O perigo de minimizar a agenda bolsonarista
Bolsonaro, enquanto esteve no poder, nunca deu espaço para nomes ligados à esquerda ou ao PT ocuparem cargos estratégicos na Justiça. Suas indicações foram todas alinhadas à sua ideologia, fortalecendo um projeto político que minava a democracia. Agora, ao contrário do ex-presidente, Lula tem a oportunidade de escolher entre um candidato ligado ao combate ao autoritarismo e uma candidata sustentada por nomes que não esconderam seu apoio a um governo que atacou sistematicamente o Judiciário, a imprensa e os direitos fundamentais.
O bolsonarismo não acabou. Ele se infiltra, se disfarça e se adapta. Dar um cargo vitalício a alguém que foi alçada a essa posição por meio de um esquema puramente fisiológico é um risco que pode custar caro no futuro. Oportunistas de ocasião não hesitam em mostrar gratidão ao governo que os indicou enquanto isso for conveniente. Depois, quando o poder mudar de mãos, não terão qualquer compromisso com a agenda democrática.
A escolha está nas mãos de Lula
O presidente tem total liberdade para escolher qualquer um dos três nomes da lista tríplice. Mas sua decisão terá consequências de longo prazo. Um ministro do STJ tem poder para influenciar julgamentos cruciais, definir entendimentos sobre crimes contra a democracia e consolidar ou enfraquecer o combate à corrupção.
A nomeação de um aliado de Arthur Lira e de uma família que por anos defendeu Bolsonaro poderia representar um erro estratégico irreparável. A democracia não pode ser loteada para atender a interesses de ocasião. Se Bolsonaro estivesse no lugar de Lula, será que ele indicaria um petista para um cargo vitalício no Judiciário? A resposta é óbvia.

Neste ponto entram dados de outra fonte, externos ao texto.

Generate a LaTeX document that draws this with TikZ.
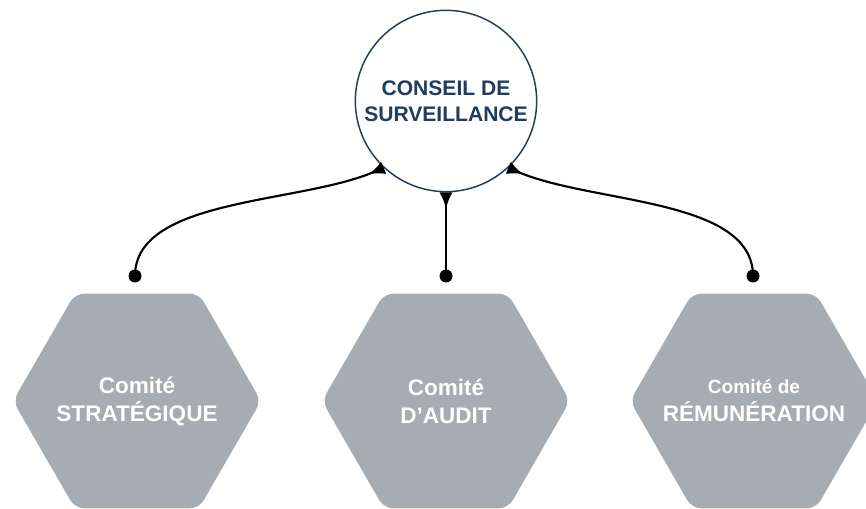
\documentclass[tikz,border=0pt]{standalone}
\usepackage{fontspec}
\setmainfont{Liberation Sans}
\usepackage{xcolor}
\usepackage{tikz}
\usetikzlibrary{shapes.geometric,arrows.meta}
\definecolor{blu}{HTML}{1E3D5F}
\definecolor{grigio}{HTML}{A5ACB3}

\begin{document}
\begin{tikzpicture}[x=0.75pt,y=-0.75pt,
    consiglio/.style={circle,draw=blu,line width=1.1pt,fill=white,minimum size=136pt,
      inner sep=0pt,align=center,text=blu,font=\bfseries\fontsize{15.8}{19.5}\selectfont},
    comitato/.style={regular polygon,regular polygon sides=6,minimum size=186pt,
      fill=grigio,rounded corners=7pt,inner sep=0pt},
    testo/.style={align=center,text=white,inner sep=0pt,
      font=\bfseries\fontsize{16.9}{21}\selectfont},
    punto/.style={circle,fill=black,minimum size=9.75pt,inner sep=0pt},
    freccia/.style={line width=1.6pt,-{Latex[reversed,length=12pt,width=10pt]}}]
    \useasboundingbox (0,0) rectangle (866,509);
    % consiglio
    \node[consiglio] (cs) at (446,101) {CONSEIL DE\\SURVEILLANCE};
    % comitati
    \node[comitato,label={[testo]center:Comité\\STRATÉGIQUE}] (strat) at (137,401) {};
    \node[comitato,label={[testo]center:Comité\\D’AUDIT}] (audit) at (446,401) {};
    \node[comitato,label={[testo]center:{\fontsize{14.3}{21}\selectfont Comité de}\\RÉMUNÉRATION}] (remu) at (754,401) {};
    % punti di attacco
    \node[punto] (p1) at (135,276) {};
    \node[punto] (p2) at (446,276) {};
    \node[punto] (p3) at (753,276) {};
    % collegamenti
    \draw[freccia] (p1.center) .. controls +(0,-78) and +(-85,36) .. (cs.227);
    \draw[freccia] (p2.center) -- (cs);
    \draw[freccia] (p3.center) .. controls +(0,-78) and +(85,36) .. (cs.313);
\end{tikzpicture}
\end{document}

A escolha possivelmente se dará até sexta-feira. O presidente pode escolher entre manter sua coerência ou ceder à pressão de um grupo político que, até ontem, o via como inimigo. Se a segunda opção prevalecer, não será surpresa se, em poucos anos, os mesmos que hoje estendem a mão fecharem o punho contra a democracia outra vez.